» Supplied information:

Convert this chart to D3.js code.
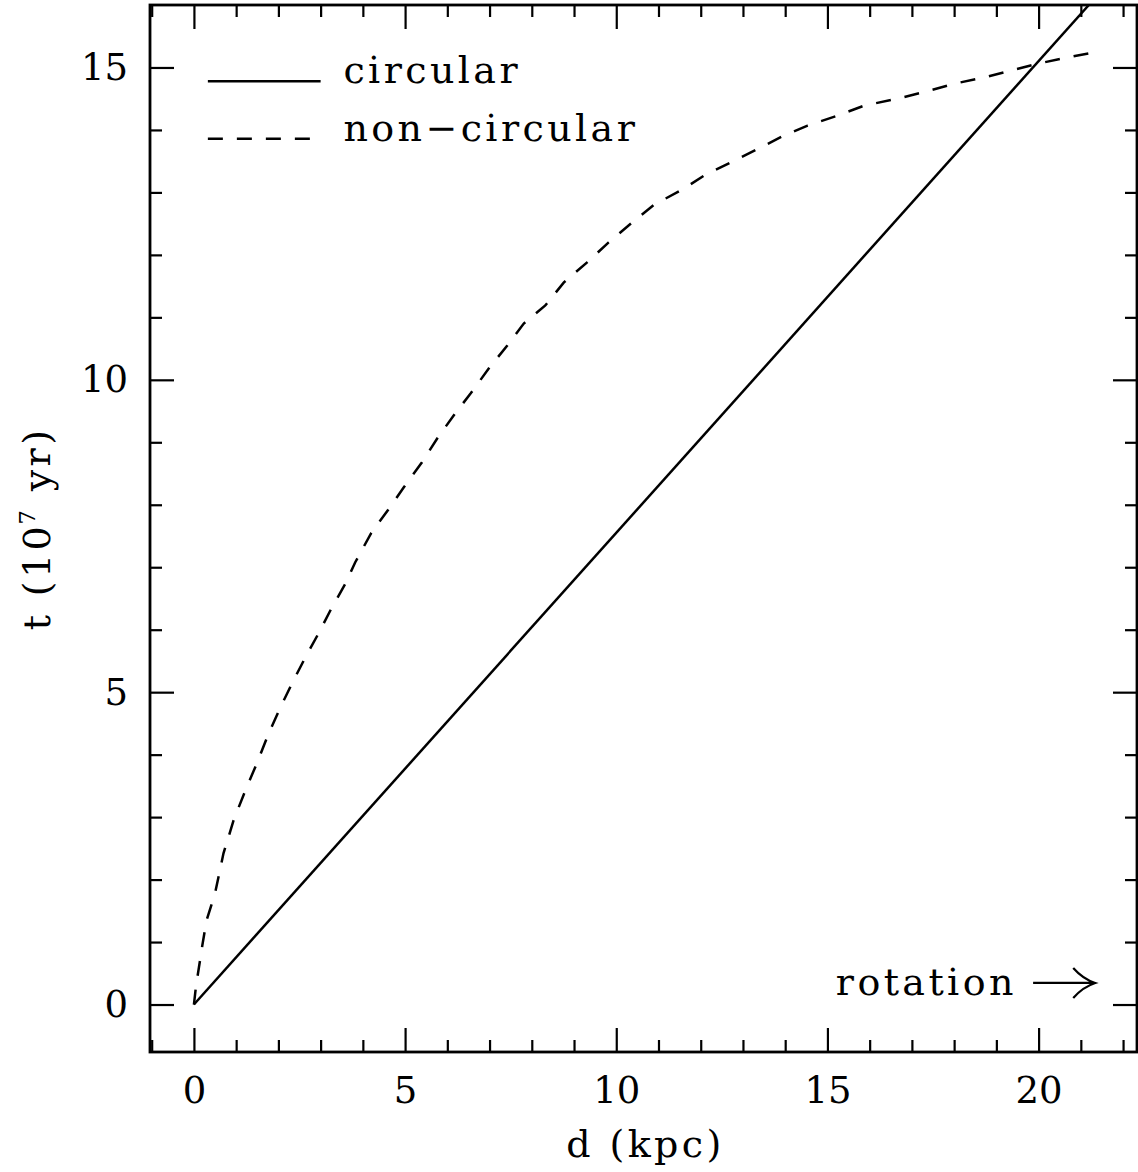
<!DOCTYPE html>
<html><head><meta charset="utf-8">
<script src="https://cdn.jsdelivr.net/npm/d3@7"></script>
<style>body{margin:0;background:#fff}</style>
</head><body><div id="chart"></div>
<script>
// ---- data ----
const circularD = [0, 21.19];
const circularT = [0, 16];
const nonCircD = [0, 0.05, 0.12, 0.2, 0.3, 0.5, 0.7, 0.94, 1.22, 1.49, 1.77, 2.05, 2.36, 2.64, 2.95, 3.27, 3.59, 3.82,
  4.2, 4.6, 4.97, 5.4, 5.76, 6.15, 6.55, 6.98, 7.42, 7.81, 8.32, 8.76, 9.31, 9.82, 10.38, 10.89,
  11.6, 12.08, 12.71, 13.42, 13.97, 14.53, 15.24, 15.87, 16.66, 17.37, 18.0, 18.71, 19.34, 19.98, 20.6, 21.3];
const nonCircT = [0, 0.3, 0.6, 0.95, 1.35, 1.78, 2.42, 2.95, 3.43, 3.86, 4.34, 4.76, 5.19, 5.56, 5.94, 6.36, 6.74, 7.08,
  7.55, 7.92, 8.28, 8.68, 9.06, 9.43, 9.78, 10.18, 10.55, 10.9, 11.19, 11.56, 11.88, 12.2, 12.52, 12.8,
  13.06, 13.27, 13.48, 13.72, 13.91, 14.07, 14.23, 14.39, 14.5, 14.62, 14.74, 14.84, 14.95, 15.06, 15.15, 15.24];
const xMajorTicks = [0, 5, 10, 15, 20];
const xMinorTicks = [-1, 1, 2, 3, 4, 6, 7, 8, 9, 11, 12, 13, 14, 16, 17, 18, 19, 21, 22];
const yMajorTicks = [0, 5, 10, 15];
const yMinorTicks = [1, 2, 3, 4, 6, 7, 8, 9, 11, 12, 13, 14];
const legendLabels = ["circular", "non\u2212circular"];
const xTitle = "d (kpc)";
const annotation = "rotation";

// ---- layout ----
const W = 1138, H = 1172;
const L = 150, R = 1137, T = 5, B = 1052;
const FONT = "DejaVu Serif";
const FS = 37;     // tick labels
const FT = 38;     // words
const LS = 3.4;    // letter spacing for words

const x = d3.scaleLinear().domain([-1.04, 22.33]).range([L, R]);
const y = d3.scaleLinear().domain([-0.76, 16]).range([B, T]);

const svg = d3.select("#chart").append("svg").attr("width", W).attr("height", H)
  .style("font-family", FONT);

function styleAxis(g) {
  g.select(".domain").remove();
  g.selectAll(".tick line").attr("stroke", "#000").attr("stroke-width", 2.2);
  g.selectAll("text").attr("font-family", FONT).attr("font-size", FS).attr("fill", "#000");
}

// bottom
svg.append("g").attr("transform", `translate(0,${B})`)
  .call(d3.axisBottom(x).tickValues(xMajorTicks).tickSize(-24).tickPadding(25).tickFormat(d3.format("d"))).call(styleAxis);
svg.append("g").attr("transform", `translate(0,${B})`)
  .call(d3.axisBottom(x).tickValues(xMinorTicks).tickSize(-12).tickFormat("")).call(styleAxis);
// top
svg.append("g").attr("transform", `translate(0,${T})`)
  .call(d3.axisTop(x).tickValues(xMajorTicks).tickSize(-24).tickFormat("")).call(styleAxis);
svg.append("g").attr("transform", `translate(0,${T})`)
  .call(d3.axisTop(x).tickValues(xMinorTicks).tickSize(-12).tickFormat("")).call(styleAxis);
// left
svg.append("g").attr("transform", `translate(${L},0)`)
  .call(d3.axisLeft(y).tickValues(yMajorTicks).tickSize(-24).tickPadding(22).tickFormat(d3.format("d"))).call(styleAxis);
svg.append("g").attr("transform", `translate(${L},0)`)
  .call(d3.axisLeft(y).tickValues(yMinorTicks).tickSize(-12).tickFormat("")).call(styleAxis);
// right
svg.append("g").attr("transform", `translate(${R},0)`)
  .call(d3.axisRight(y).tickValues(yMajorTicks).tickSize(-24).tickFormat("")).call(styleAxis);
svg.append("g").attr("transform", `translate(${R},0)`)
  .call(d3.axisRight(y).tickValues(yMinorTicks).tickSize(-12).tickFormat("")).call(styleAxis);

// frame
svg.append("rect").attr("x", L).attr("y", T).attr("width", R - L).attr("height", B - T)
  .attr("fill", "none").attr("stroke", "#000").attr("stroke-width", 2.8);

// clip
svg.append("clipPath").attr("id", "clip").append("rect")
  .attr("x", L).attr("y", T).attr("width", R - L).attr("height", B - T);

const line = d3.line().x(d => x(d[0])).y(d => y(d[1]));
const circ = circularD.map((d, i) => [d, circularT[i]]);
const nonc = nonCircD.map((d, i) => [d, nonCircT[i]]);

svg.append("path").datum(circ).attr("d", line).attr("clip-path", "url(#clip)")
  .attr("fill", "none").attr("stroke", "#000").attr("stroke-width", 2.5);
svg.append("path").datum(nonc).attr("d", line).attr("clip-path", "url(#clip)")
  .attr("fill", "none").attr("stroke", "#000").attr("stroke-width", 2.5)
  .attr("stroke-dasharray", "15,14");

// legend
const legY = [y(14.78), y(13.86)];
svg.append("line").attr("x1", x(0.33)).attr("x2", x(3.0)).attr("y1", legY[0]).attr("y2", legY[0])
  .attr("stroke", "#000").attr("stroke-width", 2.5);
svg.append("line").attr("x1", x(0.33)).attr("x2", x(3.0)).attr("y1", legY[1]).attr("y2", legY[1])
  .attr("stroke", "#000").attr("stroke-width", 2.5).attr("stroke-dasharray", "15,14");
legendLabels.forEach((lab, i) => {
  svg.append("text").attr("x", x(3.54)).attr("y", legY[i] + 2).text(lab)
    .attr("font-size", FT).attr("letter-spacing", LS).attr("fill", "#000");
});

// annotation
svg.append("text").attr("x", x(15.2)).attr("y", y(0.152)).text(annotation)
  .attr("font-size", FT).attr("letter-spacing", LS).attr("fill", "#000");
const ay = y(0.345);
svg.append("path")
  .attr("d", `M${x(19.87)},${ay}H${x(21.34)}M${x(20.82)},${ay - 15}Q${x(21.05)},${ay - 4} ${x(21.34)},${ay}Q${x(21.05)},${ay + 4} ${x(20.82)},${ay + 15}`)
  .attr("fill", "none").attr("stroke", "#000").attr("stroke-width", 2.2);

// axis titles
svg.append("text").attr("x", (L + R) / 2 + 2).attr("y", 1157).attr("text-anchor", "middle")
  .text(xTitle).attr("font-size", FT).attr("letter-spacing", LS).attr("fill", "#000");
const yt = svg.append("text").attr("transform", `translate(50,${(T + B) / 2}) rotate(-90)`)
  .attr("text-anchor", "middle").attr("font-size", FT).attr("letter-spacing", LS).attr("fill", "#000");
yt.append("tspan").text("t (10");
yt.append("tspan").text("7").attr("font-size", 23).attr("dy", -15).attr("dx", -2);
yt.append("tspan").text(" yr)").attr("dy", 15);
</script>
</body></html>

» Written problem:
From the top of the listing above, repeat each line exactly until you reach the line containing "const y = d3.scaleLinear().domain([-0.76, 16]).range([B, T]);", and repeat that one too. Leave the pictures out.

» Answer to this problem:
Convert this chart to D3.js code.
<!DOCTYPE html>
<html><head><meta charset="utf-8">
<script src="https://cdn.jsdelivr.net/npm/d3@7"></script>
<style>body{margin:0;background:#fff}</style>
</head><body><div id="chart"></div>
<script>
// ---- data ----
const circularD = [0, 21.19];
const circularT = [0, 16];
const nonCircD = [0, 0.05, 0.12, 0.2, 0.3, 0.5, 0.7, 0.94, 1.22, 1.49, 1.77, 2.05, 2.36, 2.64, 2.95, 3.27, 3.59, 3.82,
  4.2, 4.6, 4.97, 5.4, 5.76, 6.15, 6.55, 6.98, 7.42, 7.81, 8.32, 8.76, 9.31, 9.82, 10.38, 10.89,
  11.6, 12.08, 12.71, 13.42, 13.97, 14.53, 15.24, 15.87, 16.66, 17.37, 18.0, 18.71, 19.34, 19.98, 20.6, 21.3];
const nonCircT = [0, 0.3, 0.6, 0.95, 1.35, 1.78, 2.42, 2.95, 3.43, 3.86, 4.34, 4.76, 5.19, 5.56, 5.94, 6.36, 6.74, 7.08,
  7.55, 7.92, 8.28, 8.68, 9.06, 9.43, 9.78, 10.18, 10.55, 10.9, 11.19, 11.56, 11.88, 12.2, 12.52, 12.8,
  13.06, 13.27, 13.48, 13.72, 13.91, 14.07, 14.23, 14.39, 14.5, 14.62, 14.74, 14.84, 14.95, 15.06, 15.15, 15.24];
const xMajorTicks = [0, 5, 10, 15, 20];
const xMinorTicks = [-1, 1, 2, 3, 4, 6, 7, 8, 9, 11, 12, 13, 14, 16, 17, 18, 19, 21, 22];
const yMajorTicks = [0, 5, 10, 15];
const yMinorTicks = [1, 2, 3, 4, 6, 7, 8, 9, 11, 12, 13, 14];
const legendLabels = ["circular", "non\u2212circular"];
const xTitle = "d (kpc)";
const annotation = "rotation";

// ---- layout ----
const W = 1138, H = 1172;
const L = 150, R = 1137, T = 5, B = 1052;
const FONT = "DejaVu Serif";
const FS = 37;     // tick labels
const FT = 38;     // words
const LS = 3.4;    // letter spacing for words

const x = d3.scaleLinear().domain([-1.04, 22.33]).range([L, R]);
const y = d3.scaleLinear().domain([-0.76, 16]).range([B, T]);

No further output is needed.